=== Input ===

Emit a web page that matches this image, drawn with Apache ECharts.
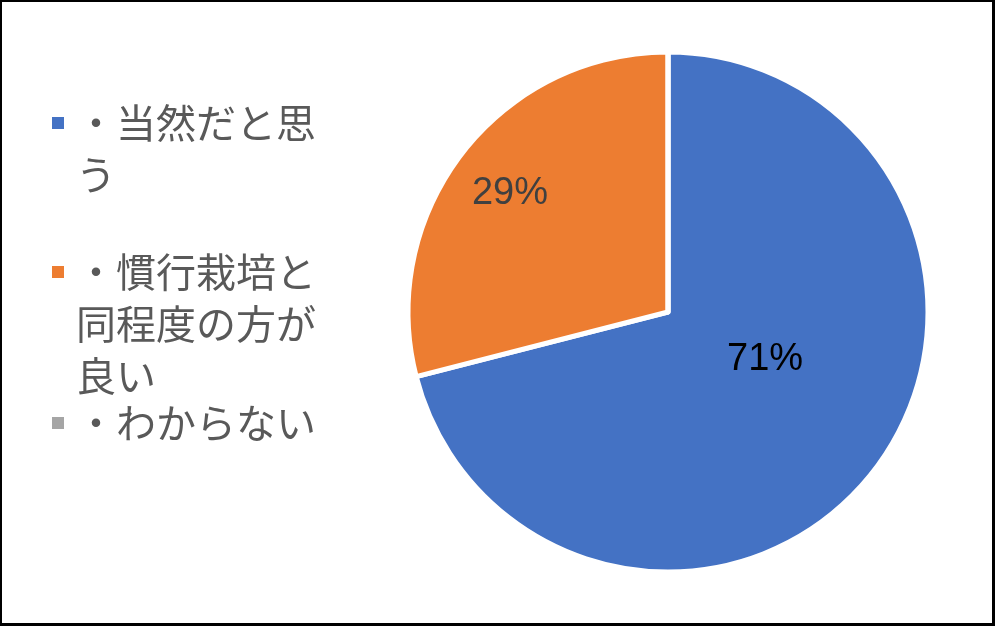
<!DOCTYPE html>
<html>
<head>
<meta charset="utf-8">
<script src="https://cdn.jsdelivr.net/npm/echarts@6/dist/echarts.min.js"></script>
<style>
  html, body { margin: 0; padding: 0; background: #fff; }
  #wrap { position: relative; width: 995px; height: 626px; }
  #chart { width: 995px; height: 626px; }
  #frame { position: absolute; left: 0; top: 0; right: 0; bottom: 0;
           border: 2px solid #000; border-right-width: 3px; border-bottom-width: 3px;
           pointer-events: none; }
</style>
</head>
<body>
<div id="wrap">
  <div id="chart"></div>
  <div id="frame"></div>
</div>
<script>
// 回答の内訳
var categories = ['・当然だと思う', '・慣行栽培と同程度の方が良い', '・わからない'];
var values = [71, 29, 0];
var colors = ['#4472C4', '#ED7D31', '#A5A5A5'];
var labelColors = ['#000000', '#404040', '#404040'];

// legend: 1項目ずつ。先頭行をマーカーに揃えるため、行数-1 の空行を前に足す
var lineH = 52;
var legendLines = [2, 3, 1];
var legendIconY = [123, 272, 423];
var iconSize = 12;

var chart = echarts.init(document.getElementById('chart'));

var legends = categories.map(function (name, i) {
  var n = legendLines[i];
  var pad = new Array(n).join('\n');
  return {
    orient: 'vertical',
    left: 52,
    top: legendIconY[i] - (2 * n - 1) * lineH / 2,
    padding: 0,
    icon: 'rect',
    itemWidth: iconSize,
    itemHeight: iconSize,
    itemStyle: { borderWidth: 0, borderColor: 'transparent' },
    selectedMode: false,
    data: [name],
    formatter: function (nm) { return pad + nm; },
    textStyle: {
      fontFamily: '"Noto Sans CJK JP", sans-serif',
      fontSize: 40,
      color: '#595959',
      lineHeight: lineH,
      width: 245,
      overflow: 'break',
      padding: [0, 0, 0, 7]
    }
  };
});

// ラベル位置の微調整（Excel の自動配置に合わせる）
var labelShift = [[-8, -34], [-53, -37], [0, 0]];

var option = {
  animation: false,
  legend: legends,
  series: [{
    type: 'pie',
    center: [668, 312],
    radius: 260,
    startAngle: 90,
    clockwise: true,
    avoidLabelOverlap: false,
    silent: true,
    itemStyle: {
      borderColor: '#ffffff',
      borderWidth: 5
    },
    label: {
      show: true,
      position: 'inside',
      formatter: '{d}%',
      fontFamily: '"Liberation Sans", sans-serif',
      fontSize: 38
    },
    labelLine: { show: false },
    labelLayout: function (params) {
      var s = labelShift[params.dataIndex];
      return { dx: s[0], dy: s[1] };
    },
    data: categories.map(function (name, i) {
      return {
        name: name,
        value: values[i],
        itemStyle: { color: colors[i] },
        label: { show: values[i] > 0, color: labelColors[i] }
      };
    })
  }]
};

chart.setOption(option);
</script>
</body>
</html>
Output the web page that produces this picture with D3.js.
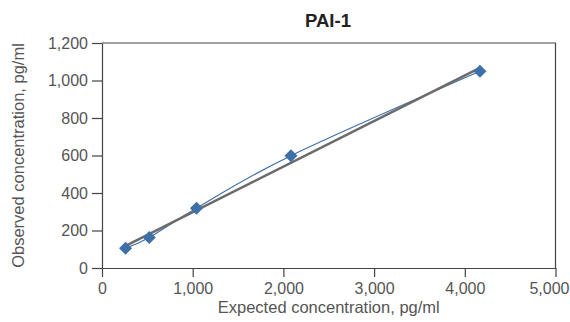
<!DOCTYPE html>
<html>
<head>
<meta charset="utf-8">
<script src="https://cdn.jsdelivr.net/npm/d3@7"></script>
<style>
  body { margin: 0; background: #fff; }
  svg text { font-family: "Liberation Sans", Arial, sans-serif; }
</style>
</head>
<body>
<div id="chart"></div>
<script>
// PAI-1 linearity: expected vs observed
const expected = [260, 521, 1042, 2083, 4167];
const observed = [106, 163, 319, 599, 1049];
const xTicks = [0, 1000, 2000, 3000, 4000, 5000];
const yTicks = [0, 200, 400, 600, 800, 1000, 1200];

const width = 570, height = 322;
const margin = {top: 43, right: 14.5, bottom: 54, left: 102};

const data = expected.map((d, i) => ({x: d, y: observed[i]}));

const svg = d3.select("#chart").append("svg")
  .attr("width", width)
  .attr("height", height);

const xScale = d3.scaleLinear()
  .domain([0, 5000])
  .range([margin.left, width - margin.right]);

const yScale = d3.scaleLinear()
  .domain([0, 1200])
  .range([height - margin.bottom, margin.top]);

const fmt = d3.format(",");

// box (top + right)
svg.append("path")
  .attr("d", `M${xScale(0)},${yScale(1200)}H${xScale(5000)}V${yScale(0)}`)
  .attr("fill", "none")
  .attr("stroke", "#444")
  .attr("stroke-width", 1.2);

const xAxis = svg.append("g")
  .attr("transform", `translate(0,${yScale(0)})`)
  .call(d3.axisBottom(xScale).tickValues(xTicks).tickFormat(fmt).tickSize(9).tickSizeOuter(0));

const yAxis = svg.append("g")
  .attr("transform", `translate(${xScale(0)},0)`)
  .call(d3.axisLeft(yScale).tickValues(yTicks).tickFormat(fmt).tickSize(10).tickSizeOuter(0));

[xAxis, yAxis].forEach(g => {
  g.select(".domain").attr("stroke", "#444").attr("stroke-width", 1.2);
  g.selectAll(".tick line").attr("stroke", "#444").attr("stroke-width", 1.2);
  g.selectAll(".tick text").attr("fill", "#555").attr("font-size", 16);
});
xAxis.selectAll(".tick text").attr("y", 12).attr("dy", "0.9em");
// keep the last label inside the window
xAxis.selectAll(".tick text").filter(d => d === 5000)
  .attr("text-anchor", "end").attr("x", width - 1 - xScale(5000));
yAxis.selectAll(".tick text").attr("x", -14);

// smooth data line
const line = d3.line()
  .x(d => xScale(d.x))
  .y(d => yScale(d.y))
  .curve(d3.curveCatmullRom.alpha(0));

svg.append("path")
  .datum(data)
  .attr("d", line)
  .attr("fill", "none")
  .attr("stroke", "#3f70ab")
  .attr("stroke-width", 1.2);

// linear trend line
const mx = d3.mean(data, d => d.x), my = d3.mean(data, d => d.y);
const slope = d3.sum(data, d => (d.x - mx) * (d.y - my)) / d3.sum(data, d => (d.x - mx) ** 2);
const icpt = my - slope * mx;
const xExt = d3.extent(expected);

svg.append("line")
  .attr("x1", xScale(xExt[0]))
  .attr("y1", yScale(icpt + slope * xExt[0]))
  .attr("x2", xScale(xExt[1]))
  .attr("y2", yScale(icpt + slope * xExt[1]))
  .attr("stroke", "#6b6b6b")
  .attr("stroke-width", 2.6);

// diamond markers
svg.selectAll(".pt")
  .data(data)
  .join("path")
  .attr("class", "pt")
  .attr("transform", d => `translate(${xScale(d.x)},${yScale(d.y)})`)
  .attr("d", "M0,-6.5L6.5,0L0,6.5L-6.5,0Z")
  .attr("fill", "#3d6fa9");

// title
svg.append("text")
  .attr("x", 328).attr("y", 27)
  .attr("text-anchor", "middle")
  .attr("font-size", 18.5).attr("font-weight", "bold")
  .attr("fill", "#222")
  .text("PAI-1");

// axis titles
svg.append("text")
  .attr("x", (xScale(0) + xScale(5000)) / 2).attr("y", 313)
  .attr("text-anchor", "middle")
  .attr("font-size", 16.5).attr("fill", "#555")
  .text("Expected concentration, pg/ml");

svg.append("text")
  .attr("transform", `translate(24,${(yScale(0) + yScale(1200)) / 2}) rotate(-90)`)
  .attr("text-anchor", "middle")
  .attr("font-size", 16.5).attr("fill", "#555")
  .text("Observed concentration, pg/ml");
</script>
</body>
</html>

===

Work to complete: Retype the whole listing, keeping every line identical and omitting all pictures.

Correct response:
Emit a web page that matches this image, drawn with Apache ECharts.
<!DOCTYPE html>
<html>
<head>
<meta charset="utf-8">
<script src="https://cdn.jsdelivr.net/npm/echarts@6/dist/echarts.min.js"></script>
<style>
  html, body { margin: 0; padding: 0; background: #fff; }
  #wrap { position: relative; width: 995px; height: 626px; }
  #chart { width: 995px; height: 626px; }
  #frame { position: absolute; left: 0; top: 0; right: 0; bottom: 0;
           border: 2px solid #000; border-right-width: 3px; border-bottom-width: 3px;
           pointer-events: none; }
</style>
</head>
<body>
<div id="wrap">
  <div id="chart"></div>
  <div id="frame"></div>
</div>
<script>
// 回答の内訳
var categories = ['・当然だと思う', '・慣行栽培と同程度の方が良い', '・わからない'];
var values = [71, 29, 0];
var colors = ['#4472C4', '#ED7D31', '#A5A5A5'];
var labelColors = ['#000000', '#404040', '#404040'];

// legend: 1項目ずつ。先頭行をマーカーに揃えるため、行数-1 の空行を前に足す
var lineH = 52;
var legendLines = [2, 3, 1];
var legendIconY = [123, 272, 423];
var iconSize = 12;

var chart = echarts.init(document.getElementById('chart'));

var legends = categories.map(function (name, i) {
  var n = legendLines[i];
  var pad = new Array(n).join('\n');
  return {
    orient: 'vertical',
    left: 52,
    top: legendIconY[i] - (2 * n - 1) * lineH / 2,
    padding: 0,
    icon: 'rect',
    itemWidth: iconSize,
    itemHeight: iconSize,
    itemStyle: { borderWidth: 0, borderColor: 'transparent' },
    selectedMode: false,
    data: [name],
    formatter: function (nm) { return pad + nm; },
    textStyle: {
      fontFamily: '"Noto Sans CJK JP", sans-serif',
      fontSize: 40,
      color: '#595959',
      lineHeight: lineH,
      width: 245,
      overflow: 'break',
      padding: [0, 0, 0, 7]
    }
  };
});

// ラベル位置の微調整（Excel の自動配置に合わせる）
var labelShift = [[-8, -34], [-53, -37], [0, 0]];

var option = {
  animation: false,
  legend: legends,
  series: [{
    type: 'pie',
    center: [668, 312],
    radius: 260,
    startAngle: 90,
    clockwise: true,
    avoidLabelOverlap: false,
    silent: true,
    itemStyle: {
      borderColor: '#ffffff',
      borderWidth: 5
    },
    label: {
      show: true,
      position: 'inside',
      formatter: '{d}%',
      fontFamily: '"Liberation Sans", sans-serif',
      fontSize: 38
    },
    labelLine: { show: false },
    labelLayout: function (params) {
      var s = labelShift[params.dataIndex];
      return { dx: s[0], dy: s[1] };
    },
    data: categories.map(function (name, i) {
      return {
        name: name,
        value: values[i],
        itemStyle: { color: colors[i] },
        label: { show: values[i] > 0, color: labelColors[i] }
      };
    })
  }]
};

chart.setOption(option);
</script>
</body>
</html>
Output the web page that produces this picture with D3.js.
<!DOCTYPE html>
<html>
<head>
<meta charset="utf-8">
<script src="https://cdn.jsdelivr.net/npm/d3@7"></script>
<style>
  body { margin: 0; background: #fff; }
  svg text { font-family: "Liberation Sans", Arial, sans-serif; }
</style>
</head>
<body>
<div id="chart"></div>
<script>
// PAI-1 linearity: expected vs observed
const expected = [260, 521, 1042, 2083, 4167];
const observed = [106, 163, 319, 599, 1049];
const xTicks = [0, 1000, 2000, 3000, 4000, 5000];
const yTicks = [0, 200, 400, 600, 800, 1000, 1200];

const width = 570, height = 322;
const margin = {top: 43, right: 14.5, bottom: 54, left: 102};

const data = expected.map((d, i) => ({x: d, y: observed[i]}));

const svg = d3.select("#chart").append("svg")
  .attr("width", width)
  .attr("height", height);

const xScale = d3.scaleLinear()
  .domain([0, 5000])
  .range([margin.left, width - margin.right]);

const yScale = d3.scaleLinear()
  .domain([0, 1200])
  .range([height - margin.bottom, margin.top]);

const fmt = d3.format(",");

// box (top + right)
svg.append("path")
  .attr("d", `M${xScale(0)},${yScale(1200)}H${xScale(5000)}V${yScale(0)}`)
  .attr("fill", "none")
  .attr("stroke", "#444")
  .attr("stroke-width", 1.2);

const xAxis = svg.append("g")
  .attr("transform", `translate(0,${yScale(0)})`)
  .call(d3.axisBottom(xScale).tickValues(xTicks).tickFormat(fmt).tickSize(9).tickSizeOuter(0));

const yAxis = svg.append("g")
  .attr("transform", `translate(${xScale(0)},0)`)
  .call(d3.axisLeft(yScale).tickValues(yTicks).tickFormat(fmt).tickSize(10).tickSizeOuter(0));

[xAxis, yAxis].forEach(g => {
  g.select(".domain").attr("stroke", "#444").attr("stroke-width", 1.2);
  g.selectAll(".tick line").attr("stroke", "#444").attr("stroke-width", 1.2);
  g.selectAll(".tick text").attr("fill", "#555").attr("font-size", 16);
});
xAxis.selectAll(".tick text").attr("y", 12).attr("dy", "0.9em");
// keep the last label inside the window
xAxis.selectAll(".tick text").filter(d => d === 5000)
  .attr("text-anchor", "end").attr("x", width - 1 - xScale(5000));
yAxis.selectAll(".tick text").attr("x", -14);

// smooth data line
const line = d3.line()
  .x(d => xScale(d.x))
  .y(d => yScale(d.y))
  .curve(d3.curveCatmullRom.alpha(0));

svg.append("path")
  .datum(data)
  .attr("d", line)
  .attr("fill", "none")
  .attr("stroke", "#3f70ab")
  .attr("stroke-width", 1.2);

// linear trend line
const mx = d3.mean(data, d => d.x), my = d3.mean(data, d => d.y);
const slope = d3.sum(data, d => (d.x - mx) * (d.y - my)) / d3.sum(data, d => (d.x - mx) ** 2);
const icpt = my - slope * mx;
const xExt = d3.extent(expected);

svg.append("line")
  .attr("x1", xScale(xExt[0]))
  .attr("y1", yScale(icpt + slope * xExt[0]))
  .attr("x2", xScale(xExt[1]))
  .attr("y2", yScale(icpt + slope * xExt[1]))
  .attr("stroke", "#6b6b6b")
  .attr("stroke-width", 2.6);

// diamond markers
svg.selectAll(".pt")
  .data(data)
  .join("path")
  .attr("class", "pt")
  .attr("transform", d => `translate(${xScale(d.x)},${yScale(d.y)})`)
  .attr("d", "M0,-6.5L6.5,0L0,6.5L-6.5,0Z")
  .attr("fill", "#3d6fa9");

// title
svg.append("text")
  .attr("x", 328).attr("y", 27)
  .attr("text-anchor", "middle")
  .attr("font-size", 18.5).attr("font-weight", "bold")
  .attr("fill", "#222")
  .text("PAI-1");

// axis titles
svg.append("text")
  .attr("x", (xScale(0) + xScale(5000)) / 2).attr("y", 313)
  .attr("text-anchor", "middle")
  .attr("font-size", 16.5).attr("fill", "#555")
  .text("Expected concentration, pg/ml");

svg.append("text")
  .attr("transform", `translate(24,${(yScale(0) + yScale(1200)) / 2}) rotate(-90)`)
  .attr("text-anchor", "middle")
  .attr("font-size", 16.5).attr("fill", "#555")
  .text("Observed concentration, pg/ml");
</script>
</body>
</html>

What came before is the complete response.